A more effective approach is to sequence implementation around operational control points. Start with inventory event visibility, then automate replenishment triggers, then standardize exception workflows, and finally optimize with AI and advanced analytics. This reduces deployment risk while creating measurable gains in cycle time, stock accuracy, and planner productivity. It also supports operational resilience because each phase improves transparency before increasing automation depth.
- Prioritize high-impact workflows such as low-stock replenishment, inter-store transfers, supplier acknowledgment, and receipt discrepancy handling.
- Define a canonical data model for inventory, SKU, location, supplier, and order events before expanding integrations.
- Instrument workflow monitoring from day one so teams can see queue backlogs, failed messages, approval delays, and exception aging.
- Establish automation governance with business and IT ownership for rules, thresholds, overrides, and release management.
- Design fallback procedures for network outages, supplier integration failures, and warehouse system latency to protect continuity.

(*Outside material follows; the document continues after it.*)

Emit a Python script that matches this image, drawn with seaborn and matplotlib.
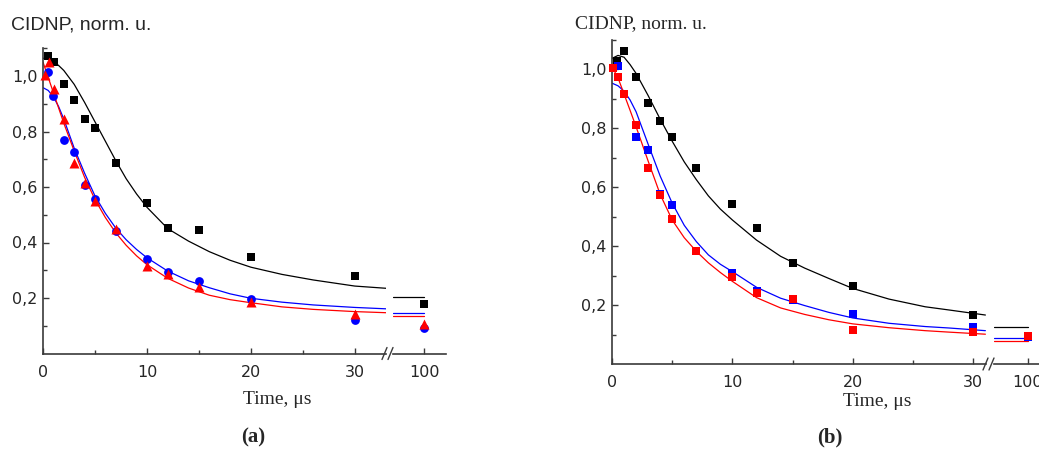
import numpy as np
import pandas as pd
import matplotlib
matplotlib.use("Agg")
import matplotlib.pyplot as plt
from matplotlib.lines import Line2D
from matplotlib.ticker import FixedLocator, NullLocator
import seaborn as sns

# ---------------- panel (a): measured kinetics ----------------
a_black_t = [0.5, 1.1, 2, 3, 4, 5, 7, 10, 12, 15, 20, 30, 100]
a_black_y = [1.072, 1.049, 0.970, 0.912, 0.845, 0.811, 0.685, 0.543, 0.451, 0.445, 0.349, 0.280, 0.178]
a_blue_t = [0.5, 1, 2, 3, 4, 5, 7, 10, 12, 15, 20, 30, 100]
a_blue_y = [1.013, 0.928, 0.769, 0.725, 0.607, 0.556, 0.441, 0.339, 0.295, 0.262, 0.196, 0.121, 0.091]
a_red_t = [0.2, 0.6, 1.1, 2, 3, 4, 5, 7, 10, 12, 15, 20, 30, 100]
a_red_y = [1.004, 1.052, 0.952, 0.845, 0.688, 0.614, 0.551, 0.448, 0.315, 0.288, 0.239, 0.187, 0.142, 0.106]

# panel (a): fitted curves
a_fit_t = [0, 0.5, 1, 1.5, 2, 3, 4, 5, 6, 7, 8, 9, 10, 12, 14, 16, 18, 20, 23, 26, 30, 33]
a_black_fit = [1.064, 1.061, 1.052, 1.038, 1.020, 0.970, 0.905, 0.835, 0.765, 0.695, 0.630, 0.575,
               0.527, 0.450, 0.405, 0.367, 0.336, 0.311, 0.285, 0.265, 0.243, 0.235]
a_blue_fit = [0.958, 0.948, 0.925, 0.890, 0.845, 0.740, 0.650, 0.568, 0.505, 0.452, 0.410, 0.375,
              0.345, 0.297, 0.262, 0.237, 0.215, 0.199, 0.185, 0.175, 0.166, 0.161]
a_red_fit = [1.050, 0.995, 0.940, 0.885, 0.830, 0.730, 0.635, 0.555, 0.490, 0.435, 0.390, 0.352,
             0.320, 0.271, 0.236, 0.210, 0.194, 0.183, 0.168, 0.159, 0.151, 0.147]
a_tail_t = [97.0, 100.0]
a_black_tail = 0.204
a_blue_tail = 0.145
a_red_tail = 0.136

# ---------------- panel (b): measured kinetics ----------------
b_black_t = [0.4, 1, 2, 3, 4, 5, 7, 10, 12, 15, 20, 30, 100]
b_black_y = [1.027, 1.062, 0.974, 0.884, 0.823, 0.768, 0.665, 0.543, 0.460, 0.341, 0.264, 0.166, 0.093]
b_blue_t = [0.5, 1, 2, 3, 4, 5, 7, 10, 12, 15, 20, 30, 100]
b_blue_y = [1.011, 0.916, 0.768, 0.725, 0.575, 0.540, 0.383, 0.310, 0.247, 0.217, 0.170, 0.127, 0.090]
b_red_t = [0.05, 0.5, 1, 2, 3, 4, 5, 7, 10, 12, 15, 20, 30, 100]
b_red_y = [1.002, 0.974, 0.914, 0.810, 0.665, 0.573, 0.490, 0.384, 0.296, 0.240, 0.220, 0.115, 0.107, 0.095]

# panel (b): fitted curves
b_fit_t = [0, 0.5, 1, 1.5, 2, 3, 4, 5, 6, 7, 8, 9, 10, 12, 14, 16, 18, 20, 23, 26, 28, 31]
b_black_fit = [1.036, 1.046, 1.040, 1.015, 0.985, 0.910, 0.830, 0.755, 0.685, 0.625, 0.570, 0.525,
               0.488, 0.420, 0.365, 0.325, 0.290, 0.256, 0.220, 0.194, 0.183, 0.166]
b_blue_fit = [0.952, 0.943, 0.925, 0.895, 0.855, 0.745, 0.637, 0.545, 0.470, 0.415, 0.370, 0.338,
              0.313, 0.260, 0.223, 0.198, 0.175, 0.156, 0.138, 0.127, 0.122, 0.113]
b_red_fit = [1.008, 0.970, 0.915, 0.860, 0.804, 0.688, 0.575, 0.488, 0.428, 0.382, 0.343, 0.310,
             0.280, 0.225, 0.190, 0.168, 0.150, 0.136, 0.123, 0.113, 0.108, 0.101]
b_tail_t = [97.2, 100.0]
b_black_tail = 0.125
b_blue_tail = 0.088
b_red_tail = 0.079

# ---------------- axis text ----------------
y_major = [0.2, 0.4, 0.6, 0.8, 1.0]
y_major_labels = ["0,2", "0,4", "0,6", "0,8", "1,0"]
y_minor = [0.1, 0.3, 0.5, 0.7, 0.9, 1.1]
x_major = [0, 10, 20, 30]
x_minor = [5, 15, 25]
x_tail_major = [100]
y_title = "CIDNP, norm. u."
x_title = "Time, \u03bcs"
panel_tags = ["(a)", "(b)"]

sns.set_style("ticks")
plt.rcParams["font.family"] = ["DejaVu Sans"]

W, H = 1039, 455
fig = plt.figure(figsize=(W / 100, H / 100), dpi=100)
AX_COLOR = "#3a3a3a"


def px_axes(left, right, top, bottom):
    return fig.add_axes([left / W, 1 - bottom / H, (right - left) / W, (bottom - top) / H])


def style_main(ax, xlim):
    ax.set_xlim(*xlim)
    ax.set_ylim(0, 1.1)
    for s in ("top", "right"):
        ax.spines[s].set_visible(False)
    for s in ("left", "bottom"):
        ax.spines[s].set_color(AX_COLOR)
        ax.spines[s].set_linewidth(1.2)
    ax.yaxis.set_major_locator(FixedLocator(y_major))
    ax.set_yticklabels(y_major_labels)
    ax.yaxis.set_minor_locator(FixedLocator(y_minor))
    ax.xaxis.set_major_locator(FixedLocator(x_major))
    ax.set_xticklabels([str(v) for v in x_major])
    ax.xaxis.set_minor_locator(FixedLocator(x_minor))
    ax.tick_params(which="major", direction="in", length=4.5, width=1, color=AX_COLOR, labelsize=11.5)
    ax.tick_params(which="minor", direction="in", length=3, width=1, color=AX_COLOR)
    ax.tick_params(axis="x", which="major", pad=8)
    ax.tick_params(axis="y", which="major", pad=4)
    ax.set_xlabel("")
    ax.set_ylabel("")
    ax.patch.set_alpha(0)


def style_tail(ax, xlim):
    ax.set_xlim(*xlim)
    ax.set_ylim(0, 1.1)
    for s in ("top", "right", "left"):
        ax.spines[s].set_visible(False)
    ax.spines["bottom"].set_color(AX_COLOR)
    ax.spines["bottom"].set_linewidth(1.2)
    ax.yaxis.set_major_locator(NullLocator())
    ax.yaxis.set_minor_locator(NullLocator())
    ax.xaxis.set_major_locator(FixedLocator(x_tail_major))
    ax.set_xticklabels([str(v) for v in x_tail_major])
    ax.xaxis.set_minor_locator(NullLocator())
    ax.tick_params(which="major", direction="in", length=4.5, width=1, color=AX_COLOR,
                   labelsize=11.5, pad=8)
    ax.set_xlabel("")
    ax.set_ylabel("")
    ax.patch.set_alpha(0)


def draw_break(x0, y0):
    # two short slashes across the x axis gap (pixel coordinates)
    for dx in (0, 6):
        fig.add_artist(Line2D([(x0 + dx) / W, (x0 + dx + 5) / W],
                              [1 - (y0 + 6) / H, 1 - (y0 - 6) / H],
                              transform=fig.transFigure, color=AX_COLOR, lw=1.0))


def panel(main, tail, main_end, fit_t, fits, tail_t, tails, points, markers):
    colors = ["black", "blue", "red"]
    for fit, c in zip(fits, colors):
        sns.lineplot(x=fit_t, y=fit, ax=main, color=c, lw=0.9, sort=True)
    for lvl, c in zip(tails, colors):
        sns.lineplot(x=tail_t, y=[lvl, lvl], ax=tail, color=c, lw=0.9)
    for (t, y), c, (m, s) in zip(points, colors, markers):
        df = pd.DataFrame({"t": t, "y": y})
        near = df[df["t"] <= main_end]
        far = df[df["t"] > main_end]
        sns.scatterplot(data=near, x="t", y="y", ax=main, color=c, marker=m, s=s,
                        linewidth=0, zorder=3, clip_on=False)
        sns.scatterplot(data=far, x="t", y="y", ax=tail, color=c, marker=m, s=s,
                        linewidth=0, zorder=3, clip_on=False)


# ---- panel (a) ----
a_main = px_axes(43, 386, 48.25, 353.5)
a_tail = px_axes(393, 446, 48.25, 353.5)
panel(a_main, a_tail, 33, a_fit_t, [a_black_fit, a_blue_fit, a_red_fit],
      a_tail_t, [a_black_tail, a_blue_tail, a_red_tail],
      [(a_black_t, a_black_y), (a_blue_t, a_blue_y), (a_red_t, a_red_y)],
      [("s", 32), ("o", 40), ("^", 52)])
style_main(a_main, (0, 33))
style_tail(a_tail, (97.0, 102.1))
draw_break(382, 353.5)

# ---- panel (b) ----
b_main = px_axes(612, 986, 39.5, 364)
b_tail = px_axes(994, 1046, 39.5, 364)
panel(b_main, b_tail, 31.05, b_fit_t, [b_black_fit, b_blue_fit, b_red_fit],
      b_tail_t, [b_black_tail, b_blue_tail, b_red_tail],
      [(b_black_t, b_black_y), (b_blue_t, b_blue_y), (b_red_t, b_red_y)],
      [("s", 36), ("s", 36), ("s", 36)])
style_main(b_main, (0, 31.05))
style_tail(b_tail, (97.2, 101.5))
draw_break(983, 364)

# ---- titles and tags ----
fig.text(11 / W, 1 - 30 / H, y_title, family="Liberation Sans", fontsize=14, va="baseline", ha="left")
fig.text(575 / W, 1 - 28.5 / H, y_title, family="Liberation Serif", fontsize=14, va="baseline", ha="left")
fig.text(277 / W, 1 - 403.5 / H, x_title, family="Liberation Serif", fontsize=14, va="baseline", ha="center")
fig.text(877 / W, 1 - 406.5 / H, x_title, family="Liberation Serif", fontsize=14, va="baseline", ha="center")
fig.text(253 / W, 1 - 442 / H, panel_tags[0], family="Liberation Serif", fontweight="bold",
         fontsize=15, va="baseline", ha="center")
fig.text(830 / W, 1 - 442 / H, panel_tags[1], family="Liberation Serif", fontweight="bold",
         fontsize=15, va="baseline", ha="center")

fig.savefig("out.png", dpi=100)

Operational ROI, tradeoffs, and resilience considerations
The ROI case for retail ERP automation should be framed across service levels, working capital, labor efficiency, and decision quality. Better inventory visibility can reduce avoidable stockouts and emergency replenishment costs. More disciplined replenishment control can lower excess stock and markdown exposure. Workflow automation can reduce planner effort spent on reconciliation and follow-up. Process intelligence can improve accountability by showing where approvals stall, where supplier responses lag, and where warehouse execution creates downstream disruption.
But enterprise leaders should also recognize the tradeoffs. Greater automation increases dependency on integration reliability, master data quality, and governance maturity. Over-automating unstable processes can create faster errors. Excessively rigid rules can reduce local flexibility for stores and planners. The right design balances standardization with controlled exception paths, ensuring the business can respond to promotions, disruptions, and supplier variability without losing policy discipline.
Operational resilience should be designed into the architecture. That includes message retry policies, exception queues, manual fallback procedures, audit trails, role-based approvals, and clear ownership for incident response. In retail, replenishment is a continuity process. If orchestration fails during a peak trading period, the impact is immediate. Resilience engineering is therefore part of the automation strategy, not a post-implementation enhancement.
Executive recommendations for retail leaders
Retail ERP automation delivers the most value when it is governed as enterprise workflow infrastructure. CIOs should align ERP, integration, and operations teams around a shared replenishment architecture rather than separate technology projects. Operations leaders should define the business rules, exception thresholds, and service-level expectations that automation must enforce. Enterprise architects should ensure API governance, middleware observability, and interoperability standards are in place before scaling automation across channels and regions.
For organizations pursuing better inventory visibility and replenishment control, the strategic objective is not simply faster ordering. It is connected enterprise operations: a retail environment where inventory signals are trusted, workflows are coordinated, exceptions are visible, and decisions can scale without multiplying manual effort. That is the foundation for sustainable operational efficiency, cloud ERP value realization, and resilient retail execution.